Die bereits genannte Dramaserie Transatlantic, die auf Netflix bislang neun Millionen Abrufe verzeichnete, wurde inspiriert von der wahren Geschichte des US-Journalisten Varian Fry, der Erbin Mary Jayne Gold und der Hilfsorganisation „Emergency Rescue Committee“ und beruht auf dem Buch The Flight Portfolio. Eine internationale Gruppe junger Menschen organisiert in Marseille im Jahr 1940-41 einen Fluchtweg zu Fuß über die Pyrenäen, um Verfolgten aus dem Land zu helfen – darunter befinden sich zahlreiche von den Nationalsozialisten gesuchte Literatur- und Kunstschaffende. Die Züricherin spielt darin die österreichische Widerstandskämpferin Lisa Fittko, die sich gemeinsam mit anderen Fluchthelfern in einer Villa am Rande von Marseille versteckt hält – hier spielen sich Flüchtlingsschicksale, Liebesverstrickungen, unerwartete Allianzen und Spionage vor historischer Kulisse ab.
Erst kürzlich wurde im Mai 2024 die sechsteilige ARD-Serie Die Zweiflers veröffentlicht, in der die Geschichte der deutsch-jüdischen Familie Zweifler und ihrem Delikatessen-Imperium in Frankfurt am Main erzählt wird – inmitten von Veränderungen, Traditionen und neuen Beziehungen. Deleila Piasko spielt an der Seite von Sunnyi Melles und Aaron Altaras ein Mitglied dieser dysfunktional verstrickten Familie über drei Generationen. Die ARD-Produktion feierte im Juni beim International Series Festival in Cannes Weltpremiere und gewann gleich in drei Kategorien.
Starke Frauenfiguren
Die Schauspielerin selbst wuchs ebenfalls in einer jüdischen Familie auf, besuchte einen jüdischen Kindergarten und sieht ihre Herkunft dabei als Teilidentität ihrer selbst an. Bereits für Transatlantic musste sie sich intensiv mit dieser Materie beschäftigen und sich auf die Themen Flucht und Krieg einlassen. Besonders der unbändige Mut der Gruppenmitglieder der Hilfsorganisation „Emergency Rescue Committee“ hinterließ bei Deleila Piasko einen bleibenden Eindruck, ebenso der Humor, mit dem die Fluchthelfer das Leben und die Liebe trotz allem feierten.

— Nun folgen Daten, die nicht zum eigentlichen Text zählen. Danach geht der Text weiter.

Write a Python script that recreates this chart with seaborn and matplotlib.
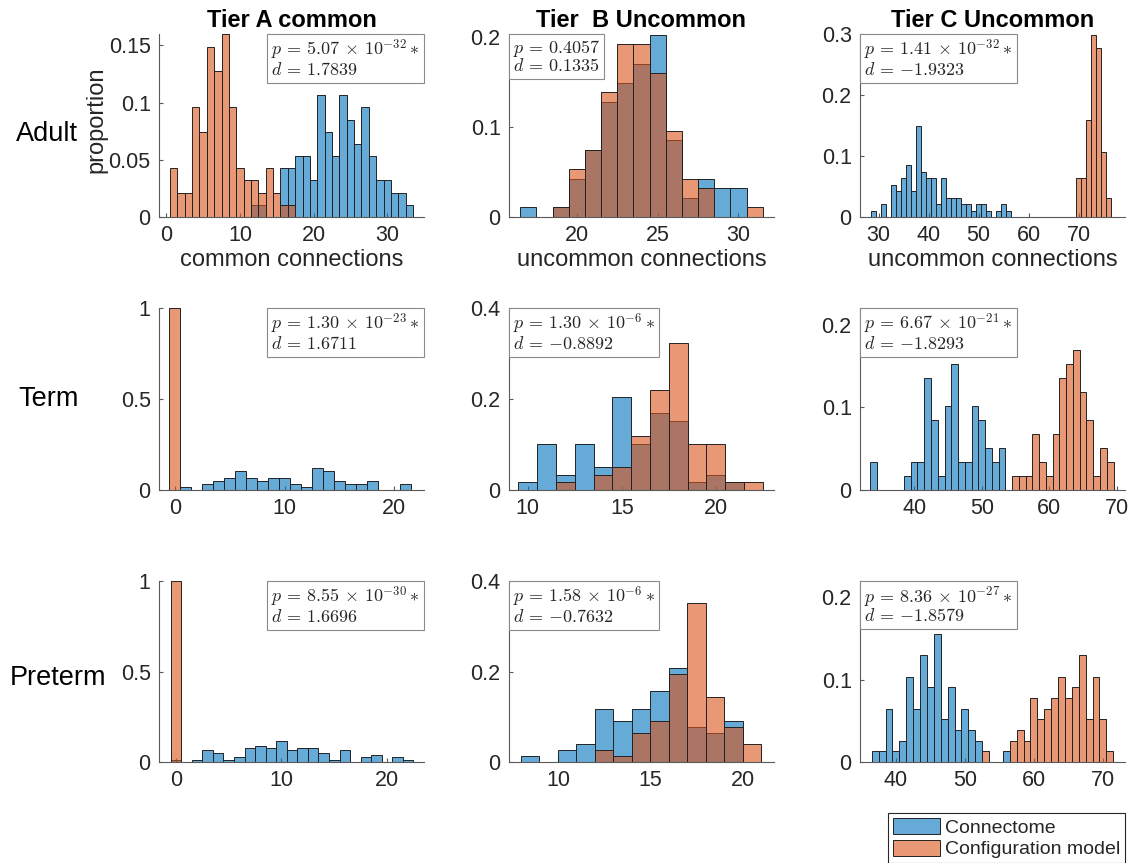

Bis vor kurzem stand Piasko im Filmstudio Basel in der Hauptrolle für den Kinofilm Lili von Thomas Imbach vor der Kamera, einer Verfilmung von Arthur Schnitzlers Novelle Fräulein Else. Das historische Drama spielt im Engadin in den 1920er-Jahren und zeigt die 19-jährige Lili schwankend zwischen der Loyalität zu ihrer Familie und ihrer persönlichen Integrität.

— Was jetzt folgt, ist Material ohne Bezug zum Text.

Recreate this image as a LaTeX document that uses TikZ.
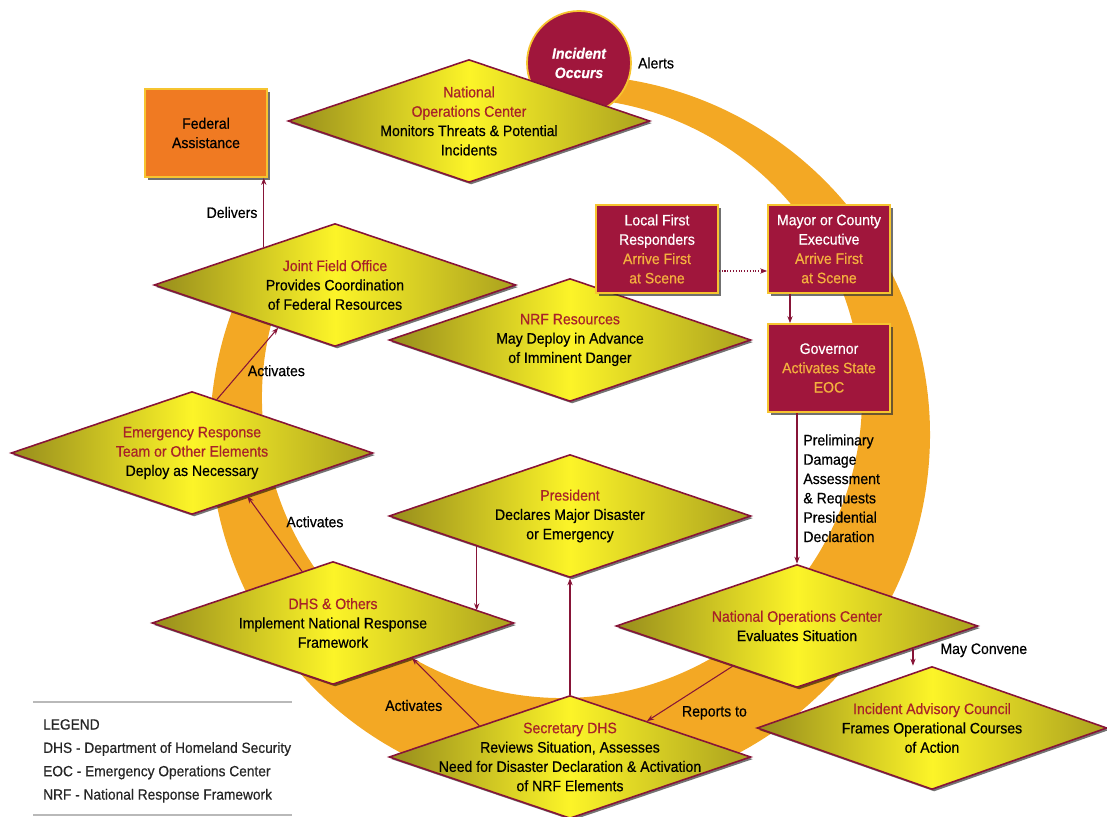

Auch wenn Deleila Piasko bislang in ihrer Laufbahn häufig für historische Stoffe und starke Frauenfiguren besetzt wurde, so etwa für Anne Frank am Stadttheater Bern, reizen sie weniger die dramatischen Rollen als vielmehr die Komödien. Ihren Beruf möchte sie jedenfalls auf verschiedene Arten ausleben können, sowohl auf der Bühne als auch vor der Kamera.
Zur Person:
Deleila Piasko, 1991 als Tochter einer Tänzerin und eines Physikers in der Schweiz geboren, absolviert ihr Schauspielstudium an der Hochschule für Schauspielkunst Ernst Busch in Berlin und hat erste Engagements an der Volksbühne Berlin, in Bern und in Dresden. Mit der Saison 2019/20 wechselt sie nach Wien ins Ensemble des Burgtheaters, wo sie in Vögel von Wajdi Mouawad, antigone. ein requiem von Thomas Köck nach Sophokles und in Felicia Zellers Der Fiskus spielt. In den letzten Jahren macht sie durch zahlreiche Rollen in Film- und Fernsehproduktionen, etwa in Leander Haußmanns Stasikomödie, der Sky-Serie Die Ibiza Affäre oder in der Netflix-Serie Transatlantic auf sich aufmerksam. Im Sommer 2024 erobert sie als Buhlschaft im Jedermann die Bretter der Bühne am Domplatz.